Because there is limited interior volume in the Station and limited resources (imagine living six months straight in your house without the ability to go outside), technology has been implemented to regenerate consumables. For example, urine can be processed by the equipment onboard and used to heat and serve food to the crewmembers. Urine collected is first delivered to a Urine Processor, which delivers to a Water Processor, which then delivers to a galley in the Lab module. As Astronaut Don Petit pointed out (paraphrasing), “Yesterday’s coffee becomes today’s coffee.”
Q. How do you instruct the astronauts? What are some examples of the curriculum?
A. I teach in three different settings: the traditional classroom, simulators and Space Station mockups (there’s an entire building filled with mockups of every module currently onboard the ISS).
A flight controller assigned to a specific discipline (e.g., environmental control) will start out by studying information on pertinent equipment, procedures and requirements.
He/she will go on to “sit console” in simulators, which mimics sitting at the console in Mission Control. The instructor (that’s me) will simulate malfunctions and emergencies with the controller’s specific system. Once they’ve mastered and perfected appropriate responses, they will be allowed to sit console in Mission Control.
An astronaut, once assigned to a specific mission, will take lesson after lesson geared towards activities during his/her flight, beginning a year or more before the actual mission. Instructors ensure each astronaut has mastered training in various ways, including team (whole crew) exercises.
Q. How important is it that the astronauts know this material?
A. Proficiency in areas such as emergency response is absolutely critical. For instance, if a fire were to occur onboard the ISS, each and every crewmember needs to know precisely what to do. His/her knowledge needs to be “second-nature” or instinctive, because one can’t know in advance the circumstances that fire might create (for example, the lights on the ISS might go out, or breathing oxygen lines might be compromised, etc.).
Q. How bad would a fire be onboard the Station and how would astronauts fight one?

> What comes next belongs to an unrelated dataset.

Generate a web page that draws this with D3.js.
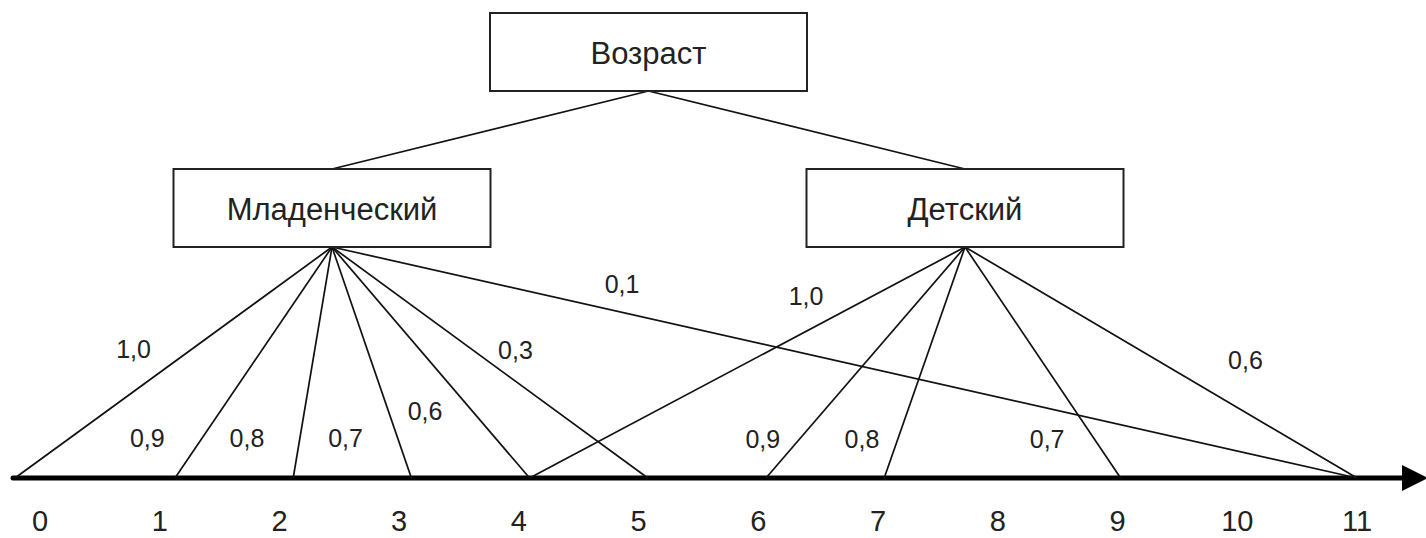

A. A fire could range from a small burning odor to flames. The Station is designed to be non-flammable and fire hazards are minimized in every way possible, but any time there is a power source and oxygen there is the potential for a fire. Just as in our houses on Earth, the ISS has smoke detectors throughout and fire extinguishers for crewmembers to utilize. Breathing masks (more complicated but similar to what is available on airplanes) and fire ports (to deploy a fire extinguisher in an otherwise hard-to-reach location) are available to crewmembers, as well as a variety of tools to measure gases in the air.
Q. Anything in your MU studies prepare you for this job?
A. Chemistry classes, physics classes, thermodynamics, programming courses and classes in which presentation/teamwork skills were practiced.
Q. What do you enjoy most about your work?
A. Helping other people learn is the most rewarding part of my job. Whether the student is a flight director, astronaut, flight controller or fellow instructor, I enjoy communicating a difficult concept in a way he/she can efficiently utilize during a critical moment later.
Of course, I still get goose bumps every time I see a Shuttle launched—I love seeing the culmination of thousands of minds and countless hours of hard work. So many people put their brains to work on a separate piece of the project, and when you put it all together, it’s down-right breathtaking.
Q. Anything else that is important?
A. Advice to CAFNR undergraduate students: participate in internships whenever you can. The more you see yourself working your education outside of the classroom, the more you’ll learn about yourself—what you like, what you’re good at, and what you want. Also, make contacts everywhere you can. Having a contact in a field or company in which you want to work is the single best way—and sometimes the only way—you’ll get an interview.